Gifts of Public Funds? Oh, Give us a Break, Rick

Evidently one of our blogging colleagues, Mr. Rick E. Rayl, who runs the Nossaman blog on eminent domain in California (see the blogroll on the right margin of this page), must have spare time on his hands because he has been worrying  — oy, how he worries — about settlement of eminent domain cases, that are above the value figures in the condemnor’s appraisal. He worries about his friends’ concerns that this may be in the nature of illegal gifts of public funds, forbidden by the state constitution in California and elsewhere. See his blogs When (If Ever) Does a Payment Become an Illegal Gift of Public Funds, Oct. 19, 2010, and FollowUp on Pombo Decision, Nov. 2, 2010.

Mr. Rayl is a serious gent, so we don’t think he is putting us on, but just in case, this topic may be worth a few words.

Every study of this subject, starting with congressional hearings in the 1960s (that led to enactment of the Uniform Relocation Assstance Act), to the famous Nassau County (New York) study published in the Columbia Law Review, as well as studies and press exposes in California, Georgia, Minnesota, and Utah, have shown time and again that on the whole, condemors’ offers are too low, and on occasion below the condemnor’s own appraisal reports. Condemnees who reject condemnors’ offers and go to trial overwhelmingly recover more than the offer or the condemnors’ evidence — whether the case is tried before a judge or a jury.

The proof of the pudding lies in the fact that property owners’ lawyers in eminent domain cases usually work on contigent fees, the important feature being that the contingency is calculated NOT on the entire recovery, as is the practice in tort cases, but only on the overage — on the increased amount that the owner eventually recovers over and above the condemnor’s offer or evidence. So it follows that either (a) condemnors’ offers and evidence tend to be on the low side and can usually be refuted in court, or (b) condemnees’ lawyers are silver-tongued magicians who can reduce jurors’ and judges’ mind to putty with their soul-stirring rhetoric without evidentiary support. Well folks, having been one of those condemnees’ lawyers for some 40 years we can assure you that alternative (b) just ain’t so, even if we wish fervently that it were.

If condemnors’ offers were generous, condemnees’ lawyers couldn’t make a living trying eminent domain cases and would have to chase ambulances. But they don’t. All eminent domain lawyers known to us — and we know a lot of them — are doing right well and appear to be prosperous.

The fact is that on the whole, condemnors’ offers and deposits run on the low side, sometimes in humongous amounts — the local champion being the 2000 case of CalTrans v. Southern California Edison Co., where the state deposited $250,000 into court, but the verdict was $49,500,000. That’s right, forty-nine-and-a-half million, with the Court of Appeal affirming, and the California Supreme Court expressly declining to review the valuation aspect of the case. If you want to see some more cases like that, check out 40 Loyola L.A. Law Rev. at pp. 1146-1148.

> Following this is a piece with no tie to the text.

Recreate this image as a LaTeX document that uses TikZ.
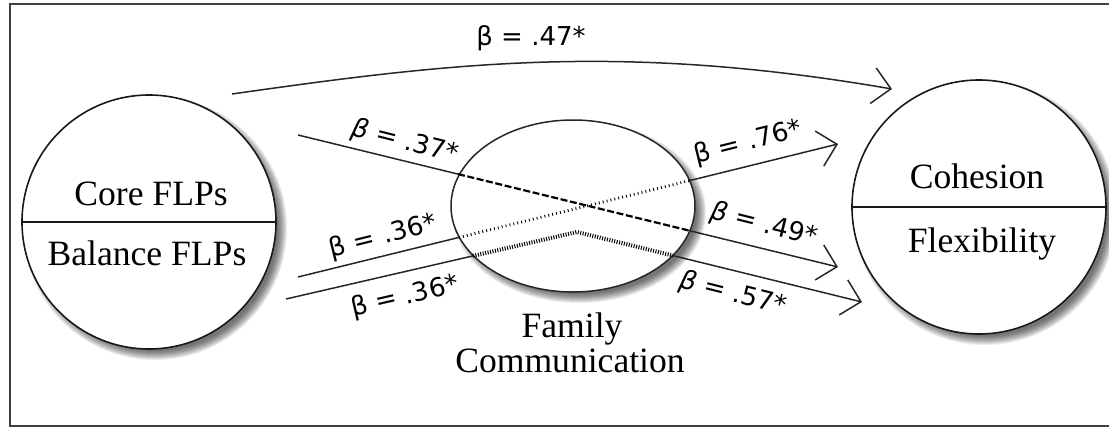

But if Mr. Rayl wants to worry about gifts of public funds, we dig it. Here is something for him to sink his teeth into. What about those scandalous “land write-downs” whereby a redevelopment agency acquires private property at fair market value that may run into millions, and then turns around and gives it (or sells it for $1 — same thing) to a redeveloper so he can make a profit that is supposed to generate the “public benefit” that is the rationale of redevelopment takings? How about that? Is that a gift of public funds? Is it such a gift where the redeveloper gets the money but the redevelopment project goes bust with nothing to show for it? Shouldn’t the tapayers get their money back? Like in the Kelo case where the plan called for giving the redeveloper possession and use of a 91-acre waterfront parcel, for $1 per year. Nice deal if you can get it, isn’t it?

That seems to us to be one hell of a lot more of a gift of public funds than a settlement of a condemnation case in which the condemnor realistically assesses the prospects of litigational victory vs. defeat, and concludes that prudence dictates the conclusion that the public may be better off settling for more than its lowball appraisal, thereby saving itself the cost of an increased award (with interest), the costs of litigation and the risk of having to pay the condemnees’ statutory attorneys’ fees and other litigation expenses, as in that Pombo case that we wrote about on October 31, 2010 (Lowball Watch – California) https://gideonstrumpet.info/?p=512  Or how about refraining from blowing Kings’ ransoms on “public projects” that never get off the ground, like that “Intercontinetal” $100 million municipal airport in Palmdale, that after decades of trying had to be shut down because no airline could operate from it?

So in the end we agree with Mr. Rayl: public money should not be squandered on filling the pockets of private parties. Perhaps we can start with shutting down most redevelopment projects that are a prime offender.